• _STORED DATA_:
____

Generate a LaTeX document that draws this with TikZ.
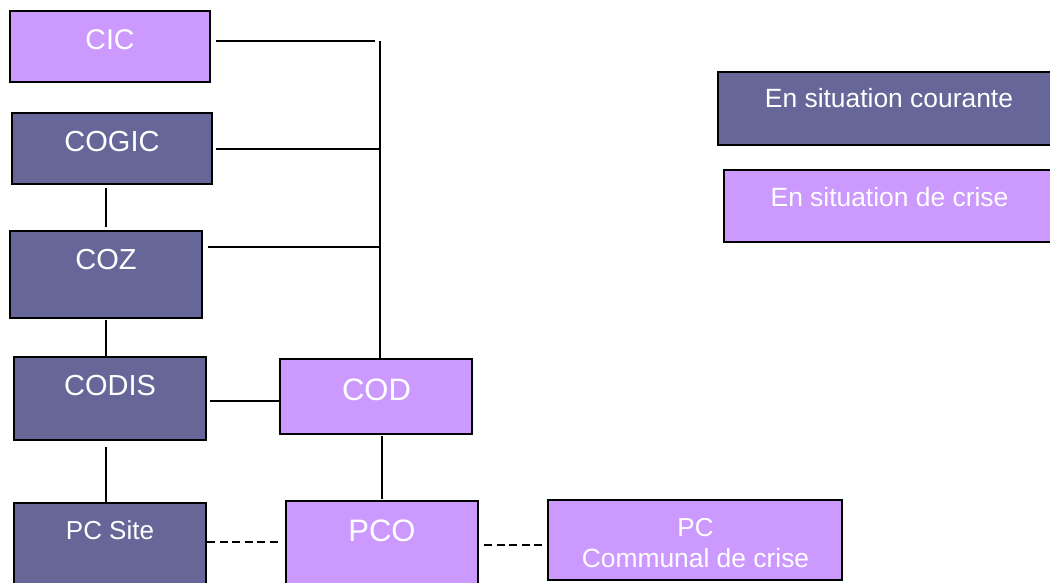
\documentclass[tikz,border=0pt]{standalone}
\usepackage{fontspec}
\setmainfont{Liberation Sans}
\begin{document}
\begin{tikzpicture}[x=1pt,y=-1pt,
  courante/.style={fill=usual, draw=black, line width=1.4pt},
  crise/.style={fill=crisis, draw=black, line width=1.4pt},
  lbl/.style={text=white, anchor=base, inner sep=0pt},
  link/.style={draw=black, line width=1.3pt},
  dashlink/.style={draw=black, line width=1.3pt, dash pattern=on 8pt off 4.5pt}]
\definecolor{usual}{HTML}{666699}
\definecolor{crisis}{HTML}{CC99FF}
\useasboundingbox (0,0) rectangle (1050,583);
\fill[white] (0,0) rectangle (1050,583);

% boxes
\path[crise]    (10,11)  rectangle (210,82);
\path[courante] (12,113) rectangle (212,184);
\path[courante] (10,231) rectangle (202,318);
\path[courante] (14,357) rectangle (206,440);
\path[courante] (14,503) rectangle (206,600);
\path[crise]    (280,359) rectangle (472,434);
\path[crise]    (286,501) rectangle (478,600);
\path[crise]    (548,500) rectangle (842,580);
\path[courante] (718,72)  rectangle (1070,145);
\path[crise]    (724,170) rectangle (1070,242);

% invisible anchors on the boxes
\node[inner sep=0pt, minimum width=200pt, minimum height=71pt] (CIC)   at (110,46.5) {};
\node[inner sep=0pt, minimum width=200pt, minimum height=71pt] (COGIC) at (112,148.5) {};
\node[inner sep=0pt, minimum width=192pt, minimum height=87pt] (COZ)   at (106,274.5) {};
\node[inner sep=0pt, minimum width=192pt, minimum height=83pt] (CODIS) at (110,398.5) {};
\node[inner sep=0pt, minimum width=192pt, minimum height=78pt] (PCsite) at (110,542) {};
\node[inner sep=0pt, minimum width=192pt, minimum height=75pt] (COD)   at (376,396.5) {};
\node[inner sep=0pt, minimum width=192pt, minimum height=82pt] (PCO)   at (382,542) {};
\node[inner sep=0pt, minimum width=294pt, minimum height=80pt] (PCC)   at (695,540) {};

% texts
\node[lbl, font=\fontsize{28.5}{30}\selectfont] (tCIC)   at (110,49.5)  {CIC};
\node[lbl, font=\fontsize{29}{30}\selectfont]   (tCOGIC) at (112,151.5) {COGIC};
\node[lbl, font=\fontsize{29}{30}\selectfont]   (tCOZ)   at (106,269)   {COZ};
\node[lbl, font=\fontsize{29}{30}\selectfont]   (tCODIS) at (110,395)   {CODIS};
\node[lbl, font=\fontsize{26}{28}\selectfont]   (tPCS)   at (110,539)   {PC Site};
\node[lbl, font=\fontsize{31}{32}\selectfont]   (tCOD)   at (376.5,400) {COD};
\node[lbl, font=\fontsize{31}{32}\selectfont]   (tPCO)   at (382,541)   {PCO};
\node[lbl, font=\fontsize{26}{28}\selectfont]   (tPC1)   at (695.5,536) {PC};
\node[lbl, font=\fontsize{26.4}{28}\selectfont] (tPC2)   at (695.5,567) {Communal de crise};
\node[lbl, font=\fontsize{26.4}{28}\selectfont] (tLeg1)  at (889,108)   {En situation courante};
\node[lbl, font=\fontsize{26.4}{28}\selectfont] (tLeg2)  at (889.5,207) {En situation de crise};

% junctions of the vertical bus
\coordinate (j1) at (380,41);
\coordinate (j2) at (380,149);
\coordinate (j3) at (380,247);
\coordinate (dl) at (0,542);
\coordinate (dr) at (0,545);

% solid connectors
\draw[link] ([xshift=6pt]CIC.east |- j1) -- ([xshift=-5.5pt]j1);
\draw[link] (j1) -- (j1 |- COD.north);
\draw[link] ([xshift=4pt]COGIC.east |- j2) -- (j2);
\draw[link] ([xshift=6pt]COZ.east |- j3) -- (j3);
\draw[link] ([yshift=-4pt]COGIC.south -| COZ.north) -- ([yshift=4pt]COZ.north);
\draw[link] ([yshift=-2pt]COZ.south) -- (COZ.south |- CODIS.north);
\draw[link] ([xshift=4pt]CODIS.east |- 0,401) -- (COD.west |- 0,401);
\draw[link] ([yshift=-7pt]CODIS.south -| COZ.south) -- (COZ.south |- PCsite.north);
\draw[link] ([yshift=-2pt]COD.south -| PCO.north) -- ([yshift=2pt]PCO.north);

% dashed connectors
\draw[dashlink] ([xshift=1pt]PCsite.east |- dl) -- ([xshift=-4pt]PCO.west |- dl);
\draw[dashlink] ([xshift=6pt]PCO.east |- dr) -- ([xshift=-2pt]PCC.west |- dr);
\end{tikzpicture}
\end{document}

____

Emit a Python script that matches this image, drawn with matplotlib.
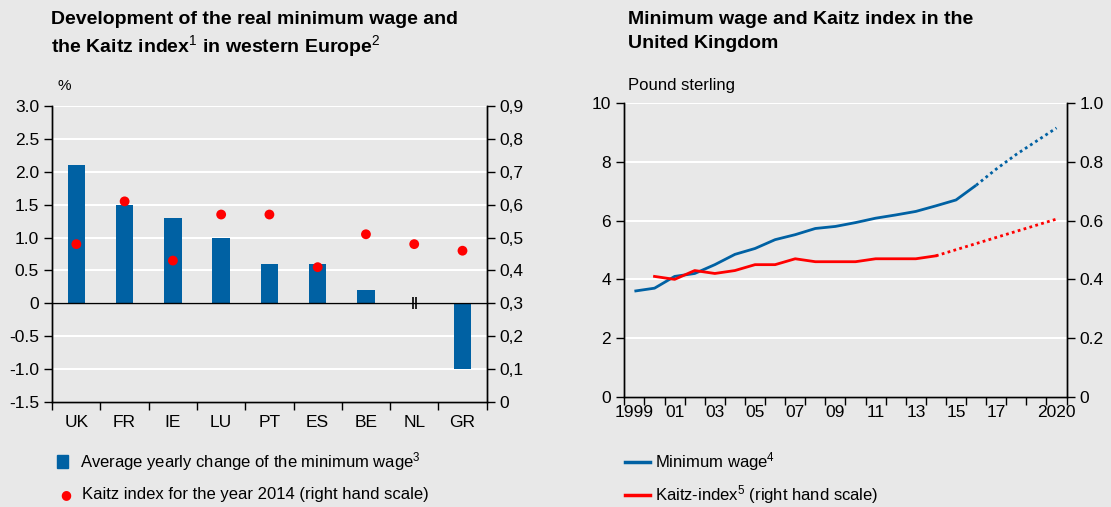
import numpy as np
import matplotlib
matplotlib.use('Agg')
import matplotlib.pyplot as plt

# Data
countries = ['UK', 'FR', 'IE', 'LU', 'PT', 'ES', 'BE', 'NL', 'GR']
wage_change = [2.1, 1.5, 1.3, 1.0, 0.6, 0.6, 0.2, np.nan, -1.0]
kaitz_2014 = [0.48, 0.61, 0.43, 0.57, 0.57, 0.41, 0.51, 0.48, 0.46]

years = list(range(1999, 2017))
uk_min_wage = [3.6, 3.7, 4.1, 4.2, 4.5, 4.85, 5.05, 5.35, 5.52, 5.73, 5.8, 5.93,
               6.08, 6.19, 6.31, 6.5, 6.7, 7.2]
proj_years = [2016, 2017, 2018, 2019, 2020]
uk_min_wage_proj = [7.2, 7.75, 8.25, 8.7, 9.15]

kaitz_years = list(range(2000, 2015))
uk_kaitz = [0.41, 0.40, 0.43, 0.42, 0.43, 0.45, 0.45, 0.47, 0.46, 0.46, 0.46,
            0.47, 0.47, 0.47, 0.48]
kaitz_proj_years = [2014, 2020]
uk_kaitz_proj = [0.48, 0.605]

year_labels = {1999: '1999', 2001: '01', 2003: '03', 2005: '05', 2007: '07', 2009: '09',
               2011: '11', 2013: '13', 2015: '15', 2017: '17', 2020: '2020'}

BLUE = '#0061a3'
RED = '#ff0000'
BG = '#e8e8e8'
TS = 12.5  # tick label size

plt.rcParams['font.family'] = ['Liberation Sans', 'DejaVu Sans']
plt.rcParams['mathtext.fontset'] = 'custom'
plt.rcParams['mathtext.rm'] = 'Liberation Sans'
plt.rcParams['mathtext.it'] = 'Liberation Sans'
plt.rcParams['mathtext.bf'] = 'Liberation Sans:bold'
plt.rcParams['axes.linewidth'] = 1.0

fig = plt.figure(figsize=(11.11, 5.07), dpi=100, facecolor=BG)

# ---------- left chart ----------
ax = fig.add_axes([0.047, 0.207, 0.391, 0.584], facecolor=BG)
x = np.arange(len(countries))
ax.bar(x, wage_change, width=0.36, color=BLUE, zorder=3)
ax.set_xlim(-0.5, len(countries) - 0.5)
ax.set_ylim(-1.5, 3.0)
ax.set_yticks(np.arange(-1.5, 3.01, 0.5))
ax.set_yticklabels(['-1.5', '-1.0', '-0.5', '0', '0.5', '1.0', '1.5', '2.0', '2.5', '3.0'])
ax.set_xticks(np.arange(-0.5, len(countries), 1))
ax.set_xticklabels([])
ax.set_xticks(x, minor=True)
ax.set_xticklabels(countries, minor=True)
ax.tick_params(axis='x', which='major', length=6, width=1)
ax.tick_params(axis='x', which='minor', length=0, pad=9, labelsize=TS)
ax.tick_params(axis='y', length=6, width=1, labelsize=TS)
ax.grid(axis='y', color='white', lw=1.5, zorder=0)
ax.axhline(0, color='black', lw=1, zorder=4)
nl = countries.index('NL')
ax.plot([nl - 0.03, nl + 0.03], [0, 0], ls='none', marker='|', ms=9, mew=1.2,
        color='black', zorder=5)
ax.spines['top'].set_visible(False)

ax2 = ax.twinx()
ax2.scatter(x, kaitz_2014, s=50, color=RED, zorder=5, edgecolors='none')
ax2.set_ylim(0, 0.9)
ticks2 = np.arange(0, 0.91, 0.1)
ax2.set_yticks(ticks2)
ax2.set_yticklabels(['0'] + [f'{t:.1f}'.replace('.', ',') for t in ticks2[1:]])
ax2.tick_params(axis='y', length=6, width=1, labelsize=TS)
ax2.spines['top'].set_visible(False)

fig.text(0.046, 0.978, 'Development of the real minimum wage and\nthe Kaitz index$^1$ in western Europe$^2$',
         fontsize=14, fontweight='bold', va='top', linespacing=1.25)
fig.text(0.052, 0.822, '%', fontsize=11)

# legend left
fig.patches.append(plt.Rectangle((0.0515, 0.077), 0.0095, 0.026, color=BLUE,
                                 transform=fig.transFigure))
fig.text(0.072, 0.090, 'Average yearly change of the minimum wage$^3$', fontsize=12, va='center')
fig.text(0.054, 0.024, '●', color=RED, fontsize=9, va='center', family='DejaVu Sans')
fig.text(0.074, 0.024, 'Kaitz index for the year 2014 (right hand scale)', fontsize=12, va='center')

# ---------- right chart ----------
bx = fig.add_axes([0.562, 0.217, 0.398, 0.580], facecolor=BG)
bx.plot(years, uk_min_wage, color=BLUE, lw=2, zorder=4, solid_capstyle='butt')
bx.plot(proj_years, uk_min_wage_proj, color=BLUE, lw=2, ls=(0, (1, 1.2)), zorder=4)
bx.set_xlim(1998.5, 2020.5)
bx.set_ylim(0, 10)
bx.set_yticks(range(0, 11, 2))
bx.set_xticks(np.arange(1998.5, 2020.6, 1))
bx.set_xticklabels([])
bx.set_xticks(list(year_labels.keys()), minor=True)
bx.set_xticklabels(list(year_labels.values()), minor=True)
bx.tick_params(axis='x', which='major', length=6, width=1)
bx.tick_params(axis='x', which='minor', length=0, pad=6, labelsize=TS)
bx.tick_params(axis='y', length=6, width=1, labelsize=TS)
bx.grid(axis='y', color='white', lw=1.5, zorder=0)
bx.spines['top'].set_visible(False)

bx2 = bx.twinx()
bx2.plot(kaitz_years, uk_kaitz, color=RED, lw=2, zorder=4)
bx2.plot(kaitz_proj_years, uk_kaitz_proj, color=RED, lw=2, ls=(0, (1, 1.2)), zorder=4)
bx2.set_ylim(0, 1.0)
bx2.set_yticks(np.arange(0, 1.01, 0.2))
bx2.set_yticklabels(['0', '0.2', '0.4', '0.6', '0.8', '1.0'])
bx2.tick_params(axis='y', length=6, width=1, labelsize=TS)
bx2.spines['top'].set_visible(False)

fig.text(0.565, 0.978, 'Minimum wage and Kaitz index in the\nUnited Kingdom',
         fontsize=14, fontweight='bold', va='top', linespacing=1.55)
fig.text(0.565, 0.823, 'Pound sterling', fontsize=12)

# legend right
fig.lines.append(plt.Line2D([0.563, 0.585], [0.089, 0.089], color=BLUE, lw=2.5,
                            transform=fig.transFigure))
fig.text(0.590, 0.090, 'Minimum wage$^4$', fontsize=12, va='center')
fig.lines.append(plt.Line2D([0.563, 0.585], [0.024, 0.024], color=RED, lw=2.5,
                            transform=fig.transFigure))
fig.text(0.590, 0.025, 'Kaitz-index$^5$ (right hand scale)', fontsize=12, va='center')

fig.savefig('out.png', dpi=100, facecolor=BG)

____

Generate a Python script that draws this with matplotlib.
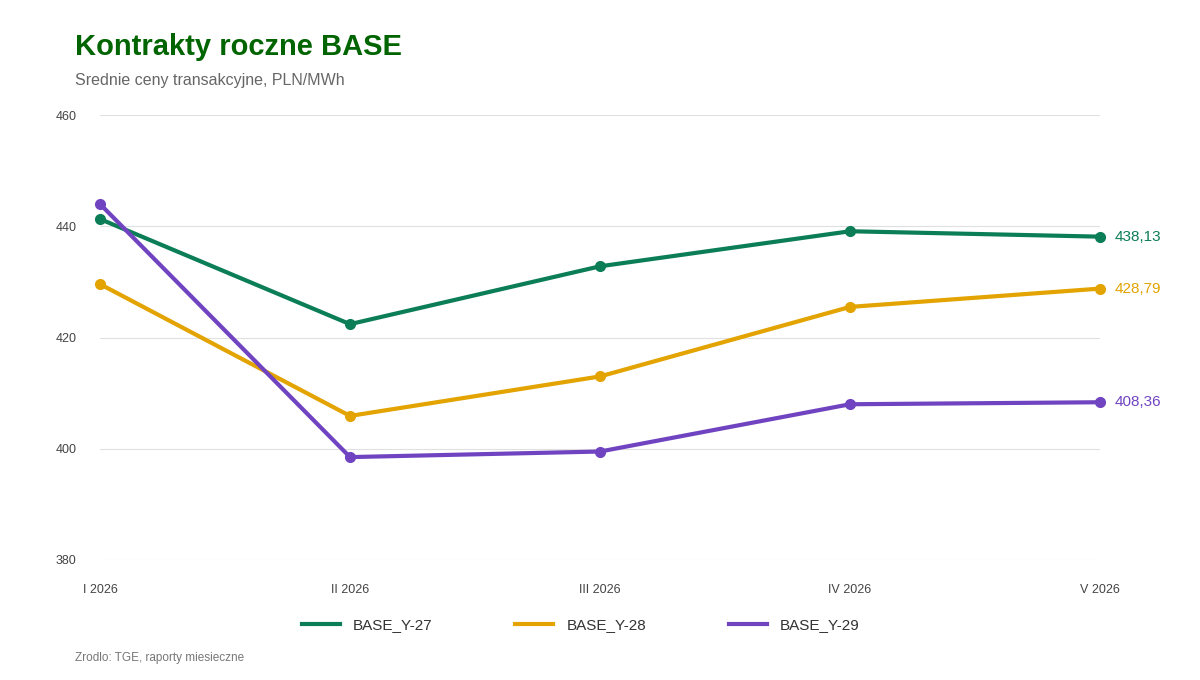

____

• _WHAT YOU NEED TO DO_: Skip all pictures and retype only the stretch from the line that holds "Generate a LaTeX" through the line that holds "(724,170) rectangle (1070,242);", exactly as written.

• _RESULT OF THIS TASK_:
Generate a LaTeX document that draws this with TikZ.
\documentclass[tikz,border=0pt]{standalone}
\usepackage{fontspec}
\setmainfont{Liberation Sans}
\begin{document}
\begin{tikzpicture}[x=1pt,y=-1pt,
  courante/.style={fill=usual, draw=black, line width=1.4pt},
  crise/.style={fill=crisis, draw=black, line width=1.4pt},
  lbl/.style={text=white, anchor=base, inner sep=0pt},
  link/.style={draw=black, line width=1.3pt},
  dashlink/.style={draw=black, line width=1.3pt, dash pattern=on 8pt off 4.5pt}]
\definecolor{usual}{HTML}{666699}
\definecolor{crisis}{HTML}{CC99FF}
\useasboundingbox (0,0) rectangle (1050,583);
\fill[white] (0,0) rectangle (1050,583);

% boxes
\path[crise]    (10,11)  rectangle (210,82);
\path[courante] (12,113) rectangle (212,184);
\path[courante] (10,231) rectangle (202,318);
\path[courante] (14,357) rectangle (206,440);
\path[courante] (14,503) rectangle (206,600);
\path[crise]    (280,359) rectangle (472,434);
\path[crise]    (286,501) rectangle (478,600);
\path[crise]    (548,500) rectangle (842,580);
\path[courante] (718,72)  rectangle (1070,145);
\path[crise]    (724,170) rectangle (1070,242);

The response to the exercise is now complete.